Getting assignments done, getting quizzes, getting tests, we had to revamp everything. . . . Kids aren’t bad, but even good kids, if you are not careful and don’t do everything you can to try to dissuade them, they’ll cheat. [Teaching] online is almost impossible. . . . Because you could insist, “Okay, I need to see your face,” but keeping up with who is paying attention, who you can see their faces, things like that, is difficult. . . . It’s so much more difficult to get difficult complex concepts across a screen.
As part of her online science instruction, Ms. Britt took opportunities to address COVID-related misinformation that was spreading through her community.
I knew that they were getting a lot of misinformation from all around them. And so as much as I could, I tried to relay correct information. I mean, not only that it’s going on around them, but it’s information they need to have.
Because vaccine hesitancy was prevalent in the community, Ms. Britt also used her science instruction to provide students with accurate information about mRNA vaccines and their efficacy. She explained that her aim was to encourage students to get vaccinated and reduce their fear.
My seniors, they’re going to be 18, they can get the shot if they want. I think some of them did against their parents’ wishes because they were like, “I think you know more about it than they do.” For instance, one of the kids told me, “Well, my parents don’t like the fact that the vaccine, they came up with it so fast.” And I said, “What you got to realize is that basically every virology lab in the world, and anyone who has anything possibly to add, has dropped everything across the planet.

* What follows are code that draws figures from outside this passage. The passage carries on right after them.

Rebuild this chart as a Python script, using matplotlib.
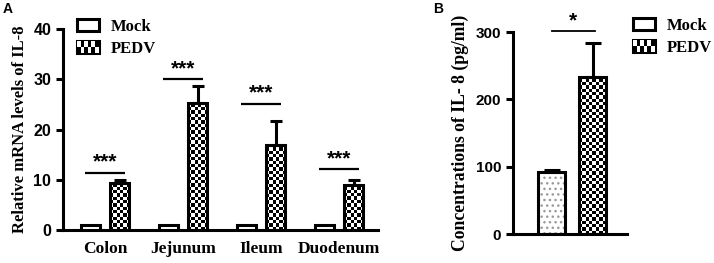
import numpy as np
import matplotlib
matplotlib.use("Agg")
import matplotlib.pyplot as plt
from matplotlib.patches import Rectangle
from matplotlib.legend_handler import HandlerBase

# ---------------- data ----------------
tissues = ["Colon", "Jejunum", "Ileum", "Duodenum"]
mock_a = [1.0, 1.0, 1.0, 1.0]
pedv_a = [9.3, 25.3, 16.9, 9.0]
pedv_a_err = [0.6, 3.4, 4.8, 0.9]
sig_a = ["***", "***", "***", "***"]
sig_a_y = [11.4, 30.0, 25.1, 12.1]
yticks_a = [0, 10, 20, 30, 40]

groups_b = ["Mock", "PEDV"]
vals_b = [92, 233]
err_b = [3, 50]
sig_b = "*"
sig_b_y = 301
yticks_b = [0, 100, 200, 300]

serif = "Liberation Serif"
sans = "Liberation Sans"
LW = 2.2
CHECK = 3.3  # checker square size in px

fig = plt.figure(figsize=(7.14, 2.63), dpi=100)
W, H = 714, 263


def px_axes(l, t, r, b):
    return fig.add_axes([l / W, 1 - b / H, (r - l) / W, (b - t) / H])


axA = px_axes(63, 29, 378, 230)
axB = px_axes(513, 32, 627, 234)


def style_axes(ax, yt, fs):
    for s in ["top", "right"]:
        ax.spines[s].set_visible(False)
    for s in ["left", "bottom"]:
        ax.spines[s].set_linewidth(LW)
    ax.set_yticks(yt)
    ax.tick_params(axis="y", direction="out", length=5, width=LW)
    ax.tick_params(axis="x", length=0)
    for lab in ax.get_yticklabels():
        lab.set_fontfamily(sans)
        lab.set_fontweight("bold")
        lab.set_fontsize(fs)


def checker_fill(ax, bar):
    x0, y0 = bar.get_x(), bar.get_y()
    w, h = bar.get_width(), bar.get_height()
    p0 = ax.transData.transform((x0, y0))
    p1 = ax.transData.transform((x0 + w, y0 + h))
    wpx, hpx = p1[0] - p0[0], p1[1] - p0[1]
    nx = max(1, int(round(wpx / CHECK)))
    ny = int(np.ceil(hpx / CHECK)) + 1
    unit_y = h / hpx * CHECK
    img = np.indices((ny, nx)).sum(0) % 2
    im = ax.imshow(img, cmap="gray", vmin=0, vmax=1, origin="lower",
                   extent=(x0, x0 + w, y0, y0 + ny * unit_y),
                   aspect="auto", interpolation="nearest", zorder=2)
    im.set_clip_path(bar)
    bar.set_facecolor("none")
    bar.set_zorder(3)


# ---------------- Panel A ----------------
x = np.arange(len(tissues))
off, bw = 0.19, 0.245
axA.set_xlim(-0.54, 3.5)
axA.set_ylim(0, 40)
barsM = axA.bar(x - off, mock_a, bw, color="white", edgecolor="black",
                linewidth=LW, zorder=3)
barsP = axA.bar(x + off, pedv_a, bw, color="white", edgecolor="black",
                linewidth=LW, zorder=3)
axA.errorbar(x + off, pedv_a, yerr=[np.zeros(4), pedv_a_err], fmt="none",
             ecolor="black", elinewidth=LW, capsize=4.5, capthick=LW, zorder=4)
for b in barsP:
    checker_fill(axA, b)
for i in range(len(tissues)):
    axA.plot([x[i] - off - 0.07, x[i] + off + 0.07], [sig_a_y[i]] * 2,
             color="black", lw=1.6, solid_capstyle="butt")
    axA.text(x[i], sig_a_y[i] + 0.2, sig_a[i], ha="center", va="bottom",
             fontfamily=sans, fontsize=15, fontweight="bold")
axA.set_xticks(x)
axA.set_xticklabels(tissues, fontfamily=serif, fontweight="bold", fontsize=12.5)
axA.tick_params(axis="x", pad=8)
style_axes(axA, yticks_a, 11.5)
axA.set_ylabel("Relative mRNA levels of IL-8", fontfamily=serif,
               fontweight="bold", fontsize=12, labelpad=4)

# ---------------- Panel B ----------------
xb = np.arange(len(groups_b))
axB.set_xlim(-0.94, 1.84)
axB.set_ylim(0, 300)
bB = axB.bar(xb, vals_b, 0.64, color="white", edgecolor="black",
             linewidth=LW, zorder=3)
# dotted fill for Mock
axB.bar(xb[0], vals_b[0], 0.64, color="white", edgecolor="#9a9a9a",
        hatch="...", linewidth=0, zorder=2)
bB[0].set_facecolor("none")
checker_fill(axB, bB[1])
axB.errorbar(xb, vals_b, yerr=[np.zeros(2), err_b], fmt="none",
             ecolor="black", elinewidth=LW, capsize=5.5, capthick=LW, zorder=4)
axB.plot([xb[0] + 0.02, xb[1] + 0.05], [sig_b_y] * 2, color="black", lw=1.3,
         clip_on=False)
axB.text((xb[0] + xb[1]) / 2 + 0.03, sig_b_y + 1, sig_b, ha="center",
         va="bottom", fontfamily=sans, fontsize=15, fontweight="bold")
axB.set_xticks([])
style_axes(axB, yticks_b, 11)
axB.set_ylabel("Concentrations of IL- 8 (pg/ml)", fontfamily=serif,
               fontweight="bold", fontsize=12.7, labelpad=5)


# ---------------- legends ----------------
class HandlerChecker(HandlerBase):
    def create_artists(self, legend, orig_handle, xdescent, ydescent,
                       width, height, fontsize, trans):
        arts = [Rectangle((-xdescent, -ydescent), width, height,
                          facecolor="black", edgecolor="black", lw=LW,
                          transform=trans)]
        nx, ny = 6, 2
        cw, ch = width / nx, height / ny
        for i in range(nx):
            for j in range(ny):
                if (i + j) % 2 == 1:
                    arts.append(Rectangle((-xdescent + i * cw, -ydescent + j * ch),
                                          cw, ch, facecolor="white", lw=0,
                                          transform=trans))
        return arts


class HandlerPlain(HandlerBase):
    def create_artists(self, legend, orig_handle, xdescent, ydescent,
                       width, height, fontsize, trans):
        return [Rectangle((-xdescent, -ydescent), width, height,
                          facecolor="white", edgecolor="black", lw=LW,
                          transform=trans)]


hM, hP = Rectangle((0, 0), 1, 1), Rectangle((0, 0), 1, 1)
for (lx, ly) in [(77, 19), (633, 18)]:
    fig.legend([hM, hP], ["Mock", "PEDV"],
               handler_map={hM: HandlerPlain(), hP: HandlerChecker()},
               loc="upper left", bbox_to_anchor=(lx / W, 1 - ly / H),
               bbox_transform=fig.transFigure, frameon=False,
               prop={"family": serif, "weight": "bold", "size": 12},
               handlelength=1.3, handleheight=0.7, handletextpad=0.75,
               labelspacing=0.35, borderpad=0, borderaxespad=0)

fig.text(3 / W, 1 - 2 / H, "A", ha="left", va="top", fontfamily=sans,
         fontweight="bold", fontsize=10)
fig.text(433 / W, 1 - 2 / H, "B", ha="left", va="top", fontfamily=sans,
         fontweight="bold", fontsize=10)

fig.savefig("out.png", dpi=100)
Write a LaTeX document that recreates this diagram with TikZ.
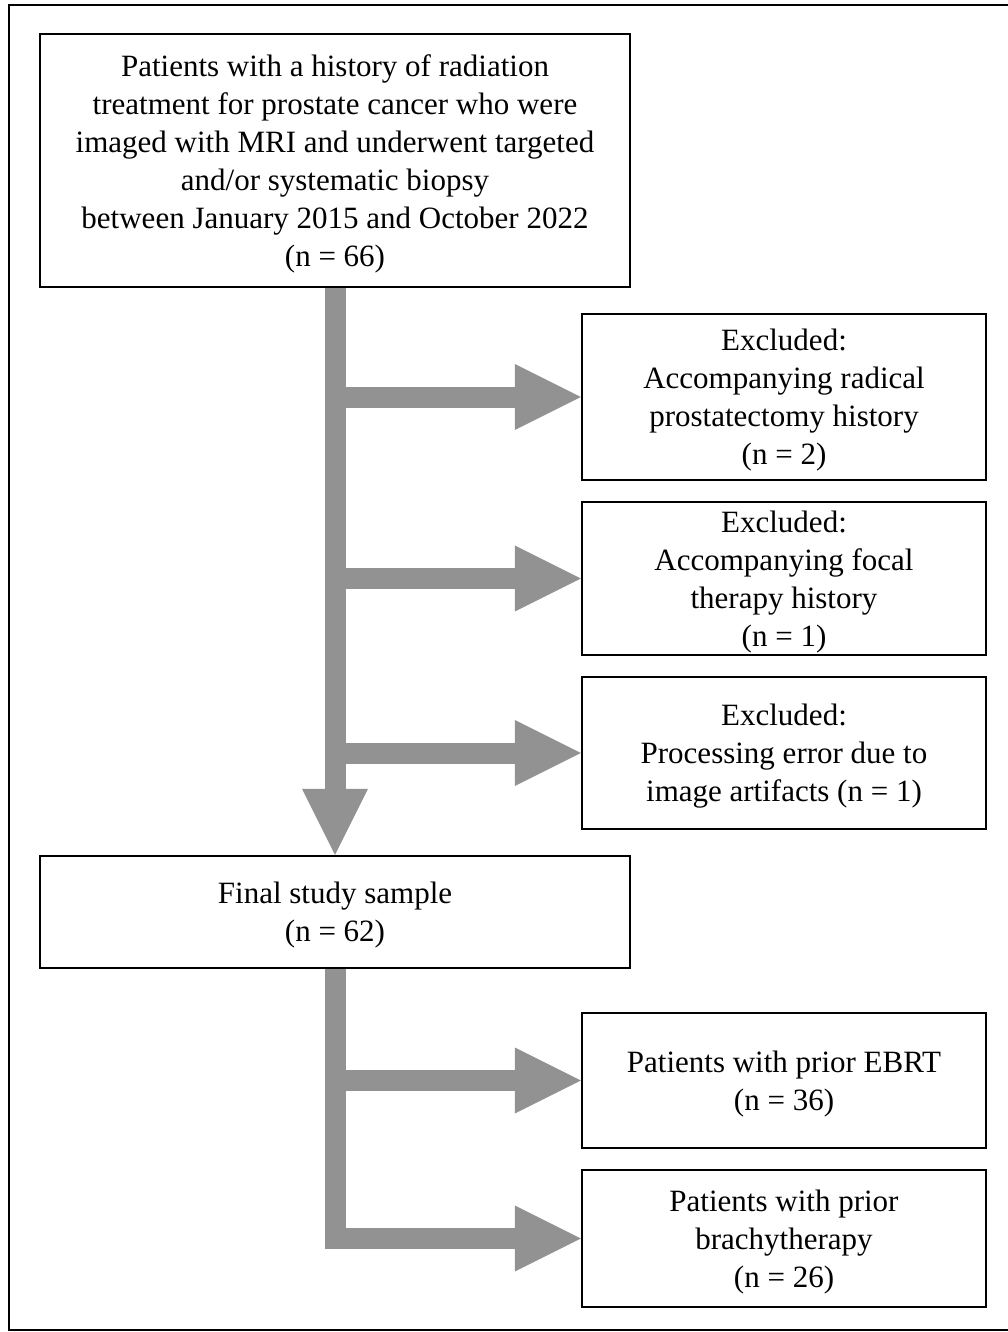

Tens of thousands of hours were spent in a very short period of time. We had a crisis of that magnitude, the world kind of pulled together the scientific community to get things done.”
As they transitioned into the 2020–21 school year, Ms. Britt’s school chose to adopt a hybrid teaching model where students had the option to attend school in person or virtually. In this arrangement, Ms. Britt was tasked with teaching both groups of students simultaneously, an arrangement that was less than ideal.
For the kids who were in the classroom, it was pretty much the same, except we were all masked and distancing from each other. And because of the masking, I probably went a little slower just to make sure that everybody knew what I was talking about. The kids online, like I said, trying to make sure they were paying attention. It was a lot of burden on all of us.
In addition to navigating the hybrid teaching model, Ms. Britt was still responsible for covering her biology curriculum. However, she still found time to weave COVID-related topics into her course units.
I would work COVID in as part of the topic. For instance, it’s an mRNA vaccine. We talked about that when we talked about transcription and translation during genetics. But I didn’t just derail. I mean, I got to have the kids prepared in the same way they were prepared before COVID at the end of each year. And so while I worked it in as much as I could, it didn’t change the overall sequence of topics that I taught or what I taught in each of them.
Ms. Britt also explained that she viewed COVID instruction as essential for addressing misinformation that was so prevalent at the time. However, she also received a lot of student push back.
I’d have kids say, “Well, I’ve heard this, and I’ve heard this, and then that.” You have to make sure to tell them, “No, that’s not how it works.”. . . There was addressing the misinformation, dealing with it, and sometimes having to say, “Here’s the information, but you have the right to make up your own mind about your own opinions.” Sometimes, just having to move on because that kid, for whatever reason, he doesn’t believe you, the pushback.
The 2021–22 school year brought all students back on campus for in-person instruction. Ms. Britt worked hard to give her students a quality education, despite the added time and stress of trying to follow COVID restrictions.
I was making sure that I gave them the same quality education that I’ve given students every year since I’ve taught. . . . Kids need me to get them to the end. Dealing with the stress of extra duties, of making sure that the schedule we’re on is actually going to work while we are under COVID restrictions. I mean, it was just so incredibly stressful. . . . You just had to stay late and make sure that what you had the next day was going to fit with COVID restrictions.
Reflecting on her instruction throughout the pandemic, Ms. Britt hopes that she has been able to provide accurate scientific information, both to her students and others in her community.
I think that there were a lot of people who came to me—teachers, students, parents, to talk about [COVID] because . . . I’m going to tell you the truth as far as I know it. . . . As a science teacher, specifically, I think that was a hat that we all had to don, whether we liked it or not. Because particularly for kids, we are their first contact for accurate information about science.